What is asked →
Present the following entries again, word for word and in full.

Items listed in a dataset:
• • •
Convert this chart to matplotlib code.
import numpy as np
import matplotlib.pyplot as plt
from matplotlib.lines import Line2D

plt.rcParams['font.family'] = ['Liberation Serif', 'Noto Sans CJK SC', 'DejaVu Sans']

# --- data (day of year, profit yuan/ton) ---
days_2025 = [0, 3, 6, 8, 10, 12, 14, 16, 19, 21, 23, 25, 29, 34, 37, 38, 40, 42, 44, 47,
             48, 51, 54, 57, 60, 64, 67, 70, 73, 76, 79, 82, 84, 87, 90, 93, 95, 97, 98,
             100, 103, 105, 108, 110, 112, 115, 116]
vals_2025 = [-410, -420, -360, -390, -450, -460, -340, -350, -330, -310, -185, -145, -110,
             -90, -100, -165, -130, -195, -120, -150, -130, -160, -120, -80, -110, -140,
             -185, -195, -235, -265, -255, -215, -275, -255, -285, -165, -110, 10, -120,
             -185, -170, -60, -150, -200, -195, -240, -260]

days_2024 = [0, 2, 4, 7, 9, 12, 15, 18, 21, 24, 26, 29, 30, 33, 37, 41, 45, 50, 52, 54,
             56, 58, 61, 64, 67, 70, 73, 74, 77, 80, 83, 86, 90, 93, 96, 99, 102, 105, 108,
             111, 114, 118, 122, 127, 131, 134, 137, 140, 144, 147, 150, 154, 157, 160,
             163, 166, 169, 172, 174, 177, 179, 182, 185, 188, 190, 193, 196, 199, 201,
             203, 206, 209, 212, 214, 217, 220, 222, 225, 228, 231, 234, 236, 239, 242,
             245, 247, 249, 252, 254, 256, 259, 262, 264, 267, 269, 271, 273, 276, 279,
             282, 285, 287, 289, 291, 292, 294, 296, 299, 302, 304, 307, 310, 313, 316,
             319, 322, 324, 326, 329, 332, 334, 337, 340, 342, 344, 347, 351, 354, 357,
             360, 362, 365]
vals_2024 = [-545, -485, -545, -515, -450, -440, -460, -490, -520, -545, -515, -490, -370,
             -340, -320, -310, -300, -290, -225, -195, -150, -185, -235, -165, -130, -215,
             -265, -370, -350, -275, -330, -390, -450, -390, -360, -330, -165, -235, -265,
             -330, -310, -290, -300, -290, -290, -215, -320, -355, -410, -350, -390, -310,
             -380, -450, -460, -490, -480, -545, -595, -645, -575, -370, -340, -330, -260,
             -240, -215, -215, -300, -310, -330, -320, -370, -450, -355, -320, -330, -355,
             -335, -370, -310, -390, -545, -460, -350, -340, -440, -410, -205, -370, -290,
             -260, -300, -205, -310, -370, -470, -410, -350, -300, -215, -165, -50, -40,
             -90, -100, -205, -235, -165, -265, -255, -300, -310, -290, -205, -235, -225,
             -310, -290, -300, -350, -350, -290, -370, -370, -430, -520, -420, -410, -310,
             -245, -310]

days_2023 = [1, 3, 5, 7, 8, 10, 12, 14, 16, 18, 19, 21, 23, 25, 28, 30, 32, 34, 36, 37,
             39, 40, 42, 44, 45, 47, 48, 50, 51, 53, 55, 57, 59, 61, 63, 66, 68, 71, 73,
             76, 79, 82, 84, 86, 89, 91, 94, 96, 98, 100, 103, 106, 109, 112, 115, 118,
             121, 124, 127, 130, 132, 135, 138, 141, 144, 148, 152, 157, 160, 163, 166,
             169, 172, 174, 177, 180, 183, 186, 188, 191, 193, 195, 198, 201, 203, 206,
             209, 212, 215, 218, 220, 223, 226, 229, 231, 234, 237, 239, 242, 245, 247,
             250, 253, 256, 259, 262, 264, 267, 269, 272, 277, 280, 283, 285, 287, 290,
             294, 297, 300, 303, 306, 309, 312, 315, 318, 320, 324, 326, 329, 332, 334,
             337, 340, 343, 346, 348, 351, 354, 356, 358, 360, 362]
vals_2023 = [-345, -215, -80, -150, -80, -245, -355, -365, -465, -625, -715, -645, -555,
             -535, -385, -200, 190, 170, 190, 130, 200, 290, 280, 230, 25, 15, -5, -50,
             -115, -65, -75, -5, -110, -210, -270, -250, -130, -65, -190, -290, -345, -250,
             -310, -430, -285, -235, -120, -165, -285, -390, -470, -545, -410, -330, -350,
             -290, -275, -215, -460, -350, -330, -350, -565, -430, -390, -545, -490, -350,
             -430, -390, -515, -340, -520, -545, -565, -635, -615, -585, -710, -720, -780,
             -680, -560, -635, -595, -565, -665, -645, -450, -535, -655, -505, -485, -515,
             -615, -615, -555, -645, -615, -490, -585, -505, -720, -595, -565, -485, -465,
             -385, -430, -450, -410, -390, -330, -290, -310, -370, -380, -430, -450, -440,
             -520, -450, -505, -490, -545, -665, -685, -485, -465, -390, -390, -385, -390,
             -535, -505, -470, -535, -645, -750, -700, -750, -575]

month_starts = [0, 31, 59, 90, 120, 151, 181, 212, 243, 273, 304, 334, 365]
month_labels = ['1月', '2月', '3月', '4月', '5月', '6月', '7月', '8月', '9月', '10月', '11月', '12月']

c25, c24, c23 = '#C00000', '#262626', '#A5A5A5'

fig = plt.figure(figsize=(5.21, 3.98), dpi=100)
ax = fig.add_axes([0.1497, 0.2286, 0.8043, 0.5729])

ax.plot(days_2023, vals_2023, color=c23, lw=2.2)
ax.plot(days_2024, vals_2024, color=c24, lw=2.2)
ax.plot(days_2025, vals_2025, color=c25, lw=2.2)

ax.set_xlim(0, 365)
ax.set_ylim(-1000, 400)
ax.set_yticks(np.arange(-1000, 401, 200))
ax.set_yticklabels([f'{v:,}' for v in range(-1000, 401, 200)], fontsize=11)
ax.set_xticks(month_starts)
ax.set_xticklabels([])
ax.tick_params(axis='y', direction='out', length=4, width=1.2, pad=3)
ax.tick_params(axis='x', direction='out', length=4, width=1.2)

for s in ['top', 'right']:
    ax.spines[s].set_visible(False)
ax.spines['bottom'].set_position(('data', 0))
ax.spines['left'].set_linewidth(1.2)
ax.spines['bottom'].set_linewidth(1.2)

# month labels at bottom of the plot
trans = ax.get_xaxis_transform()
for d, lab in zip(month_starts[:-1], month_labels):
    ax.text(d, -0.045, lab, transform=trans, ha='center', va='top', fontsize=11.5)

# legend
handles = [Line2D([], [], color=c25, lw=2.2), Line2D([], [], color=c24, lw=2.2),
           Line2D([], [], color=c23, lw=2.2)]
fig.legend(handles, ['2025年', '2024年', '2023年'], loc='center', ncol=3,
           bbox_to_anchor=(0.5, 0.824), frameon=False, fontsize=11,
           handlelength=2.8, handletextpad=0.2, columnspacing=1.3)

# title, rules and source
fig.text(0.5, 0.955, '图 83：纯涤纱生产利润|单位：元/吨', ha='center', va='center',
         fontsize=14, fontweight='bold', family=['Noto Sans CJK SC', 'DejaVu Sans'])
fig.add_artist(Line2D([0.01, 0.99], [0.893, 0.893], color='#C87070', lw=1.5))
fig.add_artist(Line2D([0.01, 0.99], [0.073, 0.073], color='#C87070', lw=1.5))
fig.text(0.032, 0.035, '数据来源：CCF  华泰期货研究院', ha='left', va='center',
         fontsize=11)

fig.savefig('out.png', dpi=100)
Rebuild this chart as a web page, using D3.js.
• • •
Reply →
Convert this chart to matplotlib code.
import numpy as np
import matplotlib.pyplot as plt
from matplotlib.lines import Line2D

plt.rcParams['font.family'] = ['Liberation Serif', 'Noto Sans CJK SC', 'DejaVu Sans']

# --- data (day of year, profit yuan/ton) ---
days_2025 = [0, 3, 6, 8, 10, 12, 14, 16, 19, 21, 23, 25, 29, 34, 37, 38, 40, 42, 44, 47,
             48, 51, 54, 57, 60, 64, 67, 70, 73, 76, 79, 82, 84, 87, 90, 93, 95, 97, 98,
             100, 103, 105, 108, 110, 112, 115, 116]
vals_2025 = [-410, -420, -360, -390, -450, -460, -340, -350, -330, -310, -185, -145, -110,
             -90, -100, -165, -130, -195, -120, -150, -130, -160, -120, -80, -110, -140,
             -185, -195, -235, -265, -255, -215, -275, -255, -285, -165, -110, 10, -120,
             -185, -170, -60, -150, -200, -195, -240, -260]

days_2024 = [0, 2, 4, 7, 9, 12, 15, 18, 21, 24, 26, 29, 30, 33, 37, 41, 45, 50, 52, 54,
             56, 58, 61, 64, 67, 70, 73, 74, 77, 80, 83, 86, 90, 93, 96, 99, 102, 105, 108,
             111, 114, 118, 122, 127, 131, 134, 137, 140, 144, 147, 150, 154, 157, 160,
             163, 166, 169, 172, 174, 177, 179, 182, 185, 188, 190, 193, 196, 199, 201,
             203, 206, 209, 212, 214, 217, 220, 222, 225, 228, 231, 234, 236, 239, 242,
             245, 247, 249, 252, 254, 256, 259, 262, 264, 267, 269, 271, 273, 276, 279,
             282, 285, 287, 289, 291, 292, 294, 296, 299, 302, 304, 307, 310, 313, 316,
             319, 322, 324, 326, 329, 332, 334, 337, 340, 342, 344, 347, 351, 354, 357,
             360, 362, 365]
vals_2024 = [-545, -485, -545, -515, -450, -440, -460, -490, -520, -545, -515, -490, -370,
             -340, -320, -310, -300, -290, -225, -195, -150, -185, -235, -165, -130, -215,
             -265, -370, -350, -275, -330, -390, -450, -390, -360, -330, -165, -235, -265,
             -330, -310, -290, -300, -290, -290, -215, -320, -355, -410, -350, -390, -310,
             -380, -450, -460, -490, -480, -545, -595, -645, -575, -370, -340, -330, -260,
             -240, -215, -215, -300, -310, -330, -320, -370, -450, -355, -320, -330, -355,
             -335, -370, -310, -390, -545, -460, -350, -340, -440, -410, -205, -370, -290,
             -260, -300, -205, -310, -370, -470, -410, -350, -300, -215, -165, -50, -40,
             -90, -100, -205, -235, -165, -265, -255, -300, -310, -290, -205, -235, -225,
             -310, -290, -300, -350, -350, -290, -370, -370, -430, -520, -420, -410, -310,
             -245, -310]

days_2023 = [1, 3, 5, 7, 8, 10, 12, 14, 16, 18, 19, 21, 23, 25, 28, 30, 32, 34, 36, 37,
             39, 40, 42, 44, 45, 47, 48, 50, 51, 53, 55, 57, 59, 61, 63, 66, 68, 71, 73,
             76, 79, 82, 84, 86, 89, 91, 94, 96, 98, 100, 103, 106, 109, 112, 115, 118,
             121, 124, 127, 130, 132, 135, 138, 141, 144, 148, 152, 157, 160, 163, 166,
             169, 172, 174, 177, 180, 183, 186, 188, 191, 193, 195, 198, 201, 203, 206,
             209, 212, 215, 218, 220, 223, 226, 229, 231, 234, 237, 239, 242, 245, 247,
             250, 253, 256, 259, 262, 264, 267, 269, 272, 277, 280, 283, 285, 287, 290,
             294, 297, 300, 303, 306, 309, 312, 315, 318, 320, 324, 326, 329, 332, 334,
             337, 340, 343, 346, 348, 351, 354, 356, 358, 360, 362]
vals_2023 = [-345, -215, -80, -150, -80, -245, -355, -365, -465, -625, -715, -645, -555,
             -535, -385, -200, 190, 170, 190, 130, 200, 290, 280, 230, 25, 15, -5, -50,
             -115, -65, -75, -5, -110, -210, -270, -250, -130, -65, -190, -290, -345, -250,
             -310, -430, -285, -235, -120, -165, -285, -390, -470, -545, -410, -330, -350,
             -290, -275, -215, -460, -350, -330, -350, -565, -430, -390, -545, -490, -350,
             -430, -390, -515, -340, -520, -545, -565, -635, -615, -585, -710, -720, -780,
             -680, -560, -635, -595, -565, -665, -645, -450, -535, -655, -505, -485, -515,
             -615, -615, -555, -645, -615, -490, -585, -505, -720, -595, -565, -485, -465,
             -385, -430, -450, -410, -390, -330, -290, -310, -370, -380, -430, -450, -440,
             -520, -450, -505, -490, -545, -665, -685, -485, -465, -390, -390, -385, -390,
             -535, -505, -470, -535, -645, -750, -700, -750, -575]

month_starts = [0, 31, 59, 90, 120, 151, 181, 212, 243, 273, 304, 334, 365]
month_labels = ['1月', '2月', '3月', '4月', '5月', '6月', '7月', '8月', '9月', '10月', '11月', '12月']

c25, c24, c23 = '#C00000', '#262626', '#A5A5A5'

fig = plt.figure(figsize=(5.21, 3.98), dpi=100)
ax = fig.add_axes([0.1497, 0.2286, 0.8043, 0.5729])

ax.plot(days_2023, vals_2023, color=c23, lw=2.2)
ax.plot(days_2024, vals_2024, color=c24, lw=2.2)
ax.plot(days_2025, vals_2025, color=c25, lw=2.2)

ax.set_xlim(0, 365)
ax.set_ylim(-1000, 400)
ax.set_yticks(np.arange(-1000, 401, 200))
ax.set_yticklabels([f'{v:,}' for v in range(-1000, 401, 200)], fontsize=11)
ax.set_xticks(month_starts)
ax.set_xticklabels([])
ax.tick_params(axis='y', direction='out', length=4, width=1.2, pad=3)
ax.tick_params(axis='x', direction='out', length=4, width=1.2)

for s in ['top', 'right']:
    ax.spines[s].set_visible(False)
ax.spines['bottom'].set_position(('data', 0))
ax.spines['left'].set_linewidth(1.2)
ax.spines['bottom'].set_linewidth(1.2)

# month labels at bottom of the plot
trans = ax.get_xaxis_transform()
for d, lab in zip(month_starts[:-1], month_labels):
    ax.text(d, -0.045, lab, transform=trans, ha='center', va='top', fontsize=11.5)

# legend
handles = [Line2D([], [], color=c25, lw=2.2), Line2D([], [], color=c24, lw=2.2),
           Line2D([], [], color=c23, lw=2.2)]
fig.legend(handles, ['2025年', '2024年', '2023年'], loc='center', ncol=3,
           bbox_to_anchor=(0.5, 0.824), frameon=False, fontsize=11,
           handlelength=2.8, handletextpad=0.2, columnspacing=1.3)

# title, rules and source
fig.text(0.5, 0.955, '图 83：纯涤纱生产利润|单位：元/吨', ha='center', va='center',
         fontsize=14, fontweight='bold', family=['Noto Sans CJK SC', 'DejaVu Sans'])
fig.add_artist(Line2D([0.01, 0.99], [0.893, 0.893], color='#C87070', lw=1.5))
fig.add_artist(Line2D([0.01, 0.99], [0.073, 0.073], color='#C87070', lw=1.5))
fig.text(0.032, 0.035, '数据来源：CCF  华泰期货研究院', ha='left', va='center',
         fontsize=11)

fig.savefig('out.png', dpi=100)
Rebuild this chart as a web page, using D3.js.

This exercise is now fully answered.